Source excerpt start

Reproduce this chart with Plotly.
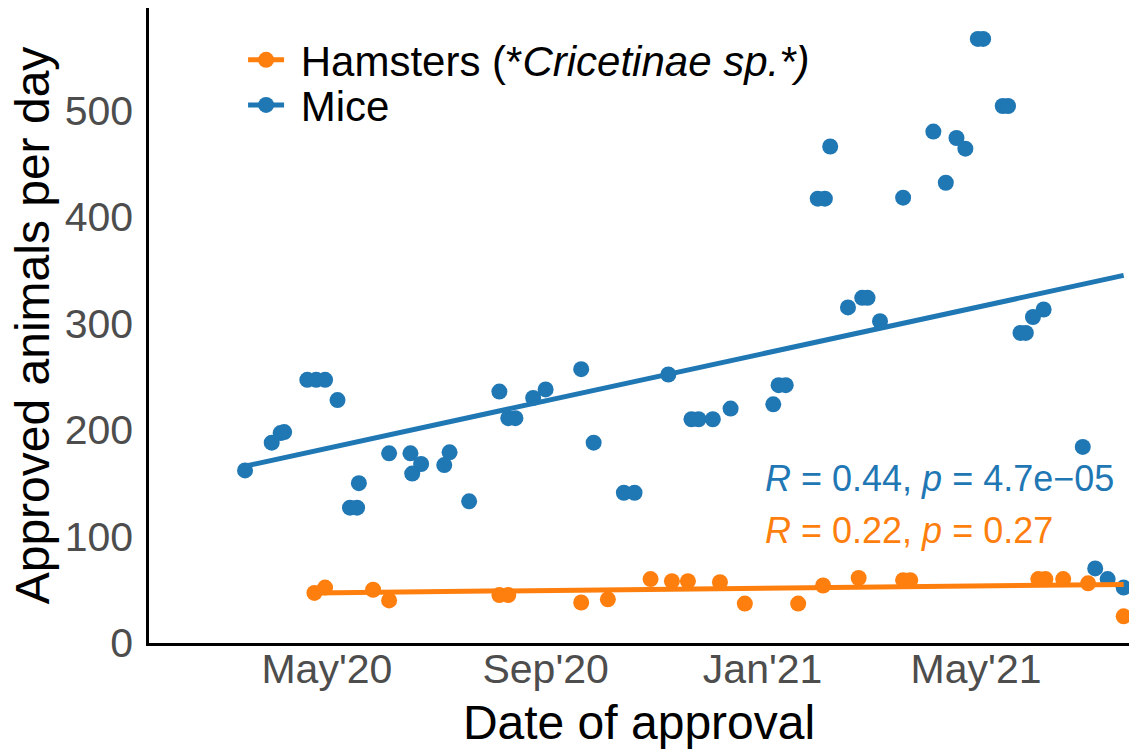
import pandas as pd
import plotly.graph_objects as go

# ---- data ----
mice_dates = [
    "2020-03-16", "2020-03-31", "2020-04-05", "2020-04-07", "2020-04-20", "2020-04-25",
    "2020-04-30", "2020-05-07", "2020-05-14", "2020-05-18", "2020-05-19", "2020-06-05",
    "2020-06-17", "2020-06-18", "2020-06-23", "2020-07-06", "2020-07-09", "2020-07-20",
    "2020-08-06", "2020-08-11", "2020-08-15", "2020-08-25", "2020-09-01", "2020-09-21",
    "2020-09-28", "2020-10-15", "2020-10-21", "2020-11-09", "2020-11-22", "2020-11-26",
    "2020-12-04", "2020-12-14", "2021-01-07", "2021-01-10", "2021-01-14", "2021-02-01",
    "2021-02-05", "2021-02-08", "2021-02-18", "2021-02-26", "2021-03-01", "2021-03-08",
    "2021-03-21", "2021-04-07", "2021-04-14", "2021-04-20", "2021-04-25", "2021-05-02",
    "2021-05-05", "2021-05-16", "2021-05-19", "2021-05-26", "2021-05-29", "2021-06-02",
    "2021-06-08", "2021-06-30", "2021-07-07", "2021-07-14", "2021-07-23",
]
mice_values = [
    162, 188, 197, 198, 247, 247,
    247, 228, 127, 127, 150, 178,
    178, 159, 168, 167, 179, 133,
    236, 211, 211, 230, 238, 257,
    188, 141, 141, 252, 210, 210,
    210, 220, 224, 242, 242, 417,
    417, 466, 315, 324, 324, 302,
    418, 480, 432, 474, 464, 567,
    567, 504, 504, 291, 291, 306,
    313, 184, 70, 60, 52,
]

hamster_dates = [
    "2020-04-24", "2020-04-30", "2020-05-27", "2020-06-05", "2020-08-06", "2020-08-11",
    "2020-09-21", "2020-10-06", "2020-10-30", "2020-11-11", "2020-11-20", "2020-12-08",
    "2020-12-22", "2021-01-21", "2021-02-04", "2021-02-24", "2021-03-21", "2021-03-25",
    "2021-06-05", "2021-06-09", "2021-06-19", "2021-07-03", "2021-07-23",
]
hamster_values = [
    47, 52, 50, 40, 45, 45,
    38, 41, 60, 58, 58, 57,
    37, 37, 54, 61, 59, 59,
    60, 60, 60, 56, 25,
]

# linear-fit (geom_smooth lm) end values, at first/last date
mice_fit_ends = [166, 345]
hamster_fit_ends = [47, 55]

tick_dates = ["2020-05-01", "2020-09-01", "2021-01-01", "2021-05-01"]
tick_labels = ["May'20", "Sep'20", "Jan'21", "May'21"]
y_ticks = [0, 100, 200, 300, 400, 500]

stat_mice = "<i>R</i> = 0.44, <i>p</i> = 4.7e\u221205"
stat_hamster = "<i>R</i> = 0.22, <i>p</i> = 0.27"

ORANGE = "#FF7F0E"
BLUE = "#1F77B4"
FONT = "Liberation Sans, Arial, sans-serif"

series = [
    (hamster_dates, hamster_values, hamster_fit_ends, ORANGE),
    (mice_dates, mice_values, mice_fit_ends, BLUE),
]

fig = go.Figure()

for dates, values, _, color in series:
    fig.add_trace(go.Scatter(
        x=pd.to_datetime(dates), y=values, mode="markers",
        marker=dict(size=16, color=color), showlegend=False))

for dates, _, ends, color in series:
    d = pd.to_datetime(dates)
    fig.add_trace(go.Scatter(x=[d.min(), d.max()], y=ends, mode="lines",
                             line=dict(color=color, width=5), showlegend=False))

# legend-only entries
fig.add_trace(go.Scatter(x=[None], y=[None], mode="lines+markers",
                         name="\u00a0Hamsters (*<i>Cricetinae sp.*)</i>",
                         line=dict(color=ORANGE, width=5), marker=dict(size=16, color=ORANGE),
                         legend="legend"))
fig.add_trace(go.Scatter(x=[None], y=[None], mode="lines+markers", name="\u00a0Mice",
                         line=dict(color=BLUE, width=5), marker=dict(size=16, color=BLUE),
                         legend="legend2"))

fig.add_annotation(x=0.627, xref="paper", y=154, yref="y", text=stat_mice,
                   showarrow=False, xanchor="left", yanchor="middle",
                   font=dict(size=36, color=BLUE, family=FONT))
fig.add_annotation(x=0.627, xref="paper", y=106, yref="y", text=stat_hamster,
                   showarrow=False, xanchor="left", yanchor="middle",
                   font=dict(size=36, color=ORANGE, family=FONT))

legend_common = dict(font=dict(size=42, color="black", family=FONT),
                     bgcolor="rgba(0,0,0,0)", xanchor="left", yanchor="middle",
                     itemwidth=36, borderwidth=0)

fig.update_layout(
    width=1129, height=749,
    margin=dict(l=149, r=0, t=8, b=106, autoexpand=False),
    paper_bgcolor="white", plot_bgcolor="white",
    font=dict(family=FONT, color="black"),
    legend=dict(x=0.096, y=0.918, **legend_common),
    legend2=dict(x=0.096, y=0.847, **legend_common),
    xaxis=dict(
        type="date", automargin=False,
        range=["2020-01-22", "2021-07-26"],
        tickvals=pd.to_datetime(tick_dates), ticktext=tick_labels,
        showgrid=False, zeroline=False, ticks="",
        ticklabelstandoff=-12,
        showline=True, linecolor="black", linewidth=2.5,
        tickfont=dict(size=41, color="#4D4D4D", family=FONT),
        title=dict(text="Date of approval", font=dict(size=48, color="black", family=FONT),
                   standoff=23),
    ),
    yaxis=dict(
        automargin=False,
        range=[0, 596],
        tickvals=y_ticks,
        showgrid=False, zeroline=False, ticks="",
        ticklabelstandoff=5,
        showline=True, linecolor="black", linewidth=2.5,
        tickfont=dict(size=41, color="#4D4D4D", family=FONT),
        title=dict(text="Approved animals per day", font=dict(size=48, color="black", family=FONT),
                   standoff=0),
    ),
)

# remove the default page margin so the figure fills the window exactly; hide the modebar
fig.write_html("out.html", config={"displayModeBar": False},
               post_script="document.body.style.margin='0';")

Source excerpt end

Work instructions:
Make an exact copy of the lines from the top of the material through the line with "import plotly.graph_objects as go", pictures excluded.

Exercise response:
Reproduce this chart with Plotly.
import pandas as pd
import plotly.graph_objects as go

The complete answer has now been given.